Thursday, January 12, 2012

Demons between the lines

I've admitted before that I send my characters to face my personal demons. They do my fighting for me, to convince me that it can be done. I try to set things up so my characters charge into the fight of their own free will, but sometimes it's more like this Frazetta painting here.

Course Corrections is an adventure -- a caper, even. I wanted it to be exciting and fun. I was inspired a lot by Ocean's Eleven and the story of a ballsy rescue of Irish independence fighters who were imprisoned in Australia.

Surely there are no demons being fought here?

Maggie instigates this caper because she wants to rescue her cousin. She thinks she needs him back to support her as a leader, but by the time she actually pulls this off she's quite capable without him. I didn't tell Maggie that, mind you, but that was my plan. rescuing people is a personal demon? No. It was Maggie's growing into a confident leader that I needed. In person, I'm not leadership material. But on paper, I'm reaching out to readers and saying Come on, this will be fun and interesting and I won't let you down.

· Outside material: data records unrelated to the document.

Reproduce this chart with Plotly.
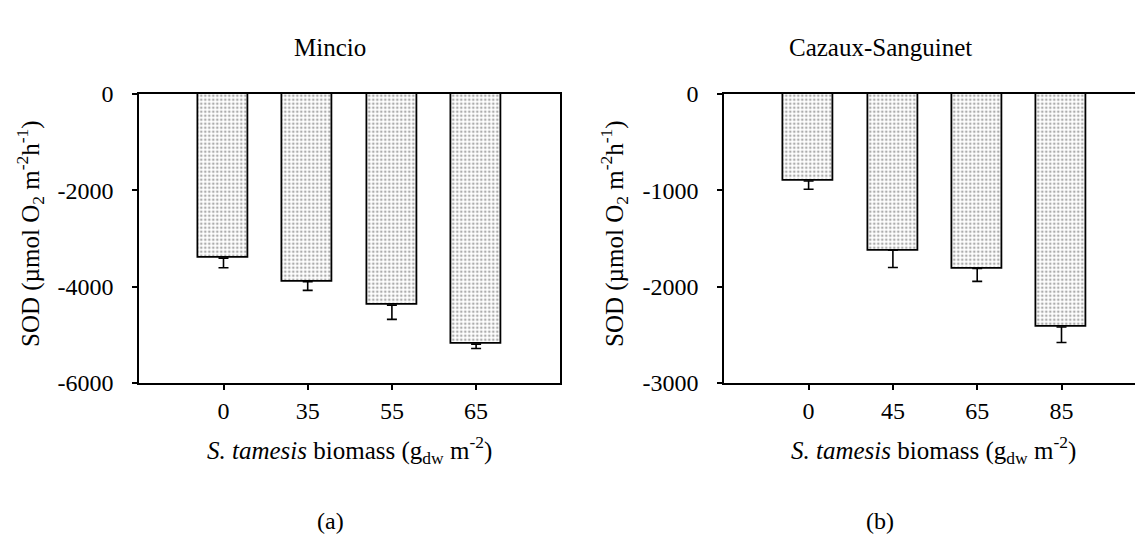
import plotly.graph_objects as go

# ---- data ----
mincio_biomass = ["0", "35", "55", "65"]
mincio_sod = [-3410, -3900, -4385, -5195]
mincio_err = [200, 180, 296, 91]

cazaux_biomass = ["0", "45", "65", "85"]
cazaux_sod = [-905, -1623, -1813, -2420]
cazaux_err = [86, 180, 133, 161]

mincio_yticks = [0, -2000, -4000, -6000]
mincio_yticktext = ["0", "-2000", "-4000", "-6000"]
cazaux_yticks = [0, -1000, -2000, -3000]
cazaux_yticktext = ["0", "-1000", "-2000", "-3000"]

FONT = "Liberation Serif"
FS = 24

fig = go.Figure()

def add_bars(cats, vals, errs, xa, ya):
    fig.add_trace(go.Bar(
        x=list(range(len(cats))), y=vals,
        xaxis=xa, yaxis=ya,
        width=0.594,
        marker=dict(
            color="white",
            line=dict(color="black", width=1.8),
            pattern=dict(shape=".", fgcolor="#5a5a5a", bgcolor="white",
                         size=4, solidity=0.35, fillmode="overlay"),
        ),
        error_y=dict(type="data", symmetric=False,
                     array=[0] * len(errs), arrayminus=errs,
                     color="black", thickness=1.6, width=5),
        showlegend=False,
    ))

add_bars(mincio_biomass, mincio_sod, mincio_err, "x", "y")
add_bars(cazaux_biomass, cazaux_sod, cazaux_err, "x2", "y2")

W, H = 1135, 548
ytop = 1 - 84.7 / H
ybot = 1 - 388.4 / H

axis_common = dict(showline=True, linecolor="black", linewidth=1.8,
                   ticks="outside", ticklen=5, tickwidth=1.5, tickcolor="black",
                   showgrid=False, zeroline=False,
                   tickfont=dict(family=FONT, size=FS, color="black"))

fig.update_layout(
    width=W, height=H,
    margin=dict(l=0, r=0, t=0, b=0),
    paper_bgcolor="white", plot_bgcolor="white",
    font=dict(family=FONT, size=FS, color="black"),
    bargap=0,
    xaxis=dict(domain=[139.3 / W, 560.3 / W], range=[-1, 4],
               tickvals=list(range(len(mincio_biomass))), ticktext=mincio_biomass,
               mirror=True, anchor="y", **axis_common),
    yaxis=dict(domain=[ybot, ytop], range=[-6000, 0],
               tickvals=mincio_yticks, ticktext=mincio_yticktext,
               mirror=True, anchor="x", ticklabelstandoff=14, **axis_common),
    xaxis2=dict(domain=[724.3 / W, 1.0], range=[-1, (W - 724.3) / 84.3 - 1],
                tickvals=list(range(len(cazaux_biomass))), ticktext=cazaux_biomass,
                mirror=True, anchor="y2", **axis_common),
    yaxis2=dict(domain=[ybot, ytop], range=[-3000, 0],
                tickvals=cazaux_yticks, ticktext=cazaux_yticktext,
                mirror=False, anchor="x2", ticklabelstandoff=14, **axis_common),
)

def ann(text, x, y, angle=0, size=FS):
    fig.add_annotation(text=text, x=x / W, y=1 - y / H, xref="paper", yref="paper",
                       showarrow=False, textangle=angle,
                       font=dict(family=FONT, size=size, color="black"),
                       xanchor="center", yanchor="middle")

ylab = "SOD (µmol O<sub>2</sub> m<sup>-2</sup>h<sup>-1</sup>)"
xlab = "<i>S. tamesis</i> biomass (g<sub>dw</sub> m<sup>-2</sup>)"

ann("Mincio", 330, 36, size=25)
ann("Cazaux-Sanguinet", 880, 36, size=25)
ann(ylab, 30, 232, angle=-90, size=25)
ann(ylab, 614, 232, angle=-90, size=25)
ann(xlab, 349, 459, size=25)
ann(xlab, 933, 459, size=25)
ann("(a)", 330, 533)
ann("(b)", 880, 533)

fig.write_html("out.html")
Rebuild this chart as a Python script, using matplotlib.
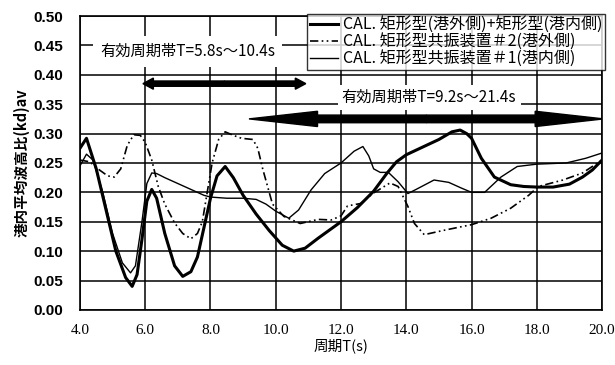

Self-confidence? That's a demon of mine. Maggie pulled off her caper by working hard, assembling a good team, taking risks and applying a mix of trust and discipline to the team. It was kind of like writing a book, actually. I put together a good ensemble of characters, took a risk on a plot twist and when it started to blow up I let go of the reins and trusted my characters to find their way. I've applied some discipline through revisions to keep them focused and tighten up the tension.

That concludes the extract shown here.